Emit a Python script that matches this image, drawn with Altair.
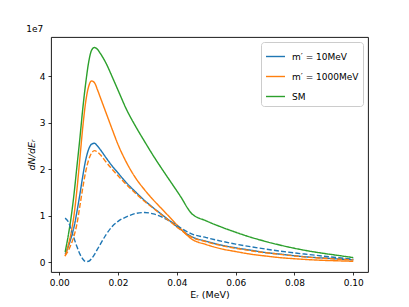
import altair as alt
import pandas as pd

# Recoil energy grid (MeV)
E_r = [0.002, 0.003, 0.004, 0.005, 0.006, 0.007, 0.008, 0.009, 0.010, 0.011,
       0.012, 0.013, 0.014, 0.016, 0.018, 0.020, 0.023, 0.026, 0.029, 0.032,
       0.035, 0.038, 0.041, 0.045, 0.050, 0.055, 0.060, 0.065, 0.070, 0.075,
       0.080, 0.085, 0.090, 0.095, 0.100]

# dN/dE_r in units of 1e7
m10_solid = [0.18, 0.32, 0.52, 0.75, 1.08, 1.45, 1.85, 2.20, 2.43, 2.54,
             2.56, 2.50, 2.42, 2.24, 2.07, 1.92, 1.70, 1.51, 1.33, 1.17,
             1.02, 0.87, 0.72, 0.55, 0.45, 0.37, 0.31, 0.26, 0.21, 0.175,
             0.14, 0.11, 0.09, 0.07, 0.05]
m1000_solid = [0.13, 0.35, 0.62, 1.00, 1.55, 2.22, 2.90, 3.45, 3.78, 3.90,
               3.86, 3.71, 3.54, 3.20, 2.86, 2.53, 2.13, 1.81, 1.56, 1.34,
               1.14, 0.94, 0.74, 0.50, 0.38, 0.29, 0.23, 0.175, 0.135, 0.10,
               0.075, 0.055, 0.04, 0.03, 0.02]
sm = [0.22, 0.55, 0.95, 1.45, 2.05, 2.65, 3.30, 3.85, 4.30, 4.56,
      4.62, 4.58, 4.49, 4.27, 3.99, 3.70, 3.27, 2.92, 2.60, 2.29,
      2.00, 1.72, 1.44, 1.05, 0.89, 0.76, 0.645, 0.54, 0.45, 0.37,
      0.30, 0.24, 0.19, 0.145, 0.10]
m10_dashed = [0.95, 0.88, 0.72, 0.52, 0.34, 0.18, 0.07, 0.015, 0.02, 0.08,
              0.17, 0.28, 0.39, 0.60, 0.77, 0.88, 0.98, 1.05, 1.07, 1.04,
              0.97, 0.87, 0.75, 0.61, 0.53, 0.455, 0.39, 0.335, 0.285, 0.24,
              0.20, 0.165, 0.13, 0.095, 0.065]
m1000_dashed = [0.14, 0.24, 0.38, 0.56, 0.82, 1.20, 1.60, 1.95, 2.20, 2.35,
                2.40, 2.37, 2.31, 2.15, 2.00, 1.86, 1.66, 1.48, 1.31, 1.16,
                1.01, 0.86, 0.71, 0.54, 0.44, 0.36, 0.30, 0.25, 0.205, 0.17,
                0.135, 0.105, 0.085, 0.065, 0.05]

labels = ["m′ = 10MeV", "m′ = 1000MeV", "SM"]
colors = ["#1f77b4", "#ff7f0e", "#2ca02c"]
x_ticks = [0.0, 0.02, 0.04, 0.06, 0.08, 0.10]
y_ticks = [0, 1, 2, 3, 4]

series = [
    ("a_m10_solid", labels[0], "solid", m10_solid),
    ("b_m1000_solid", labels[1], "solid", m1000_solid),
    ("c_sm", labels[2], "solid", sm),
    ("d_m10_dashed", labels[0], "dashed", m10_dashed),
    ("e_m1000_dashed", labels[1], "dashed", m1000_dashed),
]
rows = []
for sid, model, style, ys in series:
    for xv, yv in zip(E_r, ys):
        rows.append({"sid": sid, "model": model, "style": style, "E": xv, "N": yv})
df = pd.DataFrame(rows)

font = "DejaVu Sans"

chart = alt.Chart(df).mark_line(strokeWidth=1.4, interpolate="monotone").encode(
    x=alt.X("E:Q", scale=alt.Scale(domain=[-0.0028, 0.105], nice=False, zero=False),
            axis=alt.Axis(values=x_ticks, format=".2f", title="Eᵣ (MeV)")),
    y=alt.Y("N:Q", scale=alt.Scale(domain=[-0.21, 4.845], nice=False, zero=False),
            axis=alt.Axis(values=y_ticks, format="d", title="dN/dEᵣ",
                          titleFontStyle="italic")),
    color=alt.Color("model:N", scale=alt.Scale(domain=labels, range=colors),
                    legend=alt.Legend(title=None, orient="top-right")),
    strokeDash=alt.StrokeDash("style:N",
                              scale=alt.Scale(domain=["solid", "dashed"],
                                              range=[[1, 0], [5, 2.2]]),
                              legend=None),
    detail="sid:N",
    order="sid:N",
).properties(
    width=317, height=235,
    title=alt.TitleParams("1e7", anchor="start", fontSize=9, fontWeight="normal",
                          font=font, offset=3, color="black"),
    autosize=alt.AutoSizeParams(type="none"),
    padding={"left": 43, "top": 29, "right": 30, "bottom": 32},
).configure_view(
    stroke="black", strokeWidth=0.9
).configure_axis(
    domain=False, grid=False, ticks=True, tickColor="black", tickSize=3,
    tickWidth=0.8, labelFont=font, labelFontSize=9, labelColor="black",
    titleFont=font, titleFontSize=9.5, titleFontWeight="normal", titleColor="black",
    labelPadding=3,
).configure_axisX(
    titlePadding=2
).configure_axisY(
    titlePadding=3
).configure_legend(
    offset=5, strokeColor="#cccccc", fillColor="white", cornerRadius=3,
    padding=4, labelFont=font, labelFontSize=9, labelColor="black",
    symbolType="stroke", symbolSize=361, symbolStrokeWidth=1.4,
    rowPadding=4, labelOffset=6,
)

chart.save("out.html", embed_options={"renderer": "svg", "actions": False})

#### Directive:
Without any pictures, reproduce the lines from the first one in the material through the line that has "0.080, 0.085, 0.090, 0.095, 0.100]", exactly as they appear.

#### The result:
Emit a Python script that matches this image, drawn with Altair.
import altair as alt
import pandas as pd

# Recoil energy grid (MeV)
E_r = [0.002, 0.003, 0.004, 0.005, 0.006, 0.007, 0.008, 0.009, 0.010, 0.011,
       0.012, 0.013, 0.014, 0.016, 0.018, 0.020, 0.023, 0.026, 0.029, 0.032,
       0.035, 0.038, 0.041, 0.045, 0.050, 0.055, 0.060, 0.065, 0.070, 0.075,
       0.080, 0.085, 0.090, 0.095, 0.100]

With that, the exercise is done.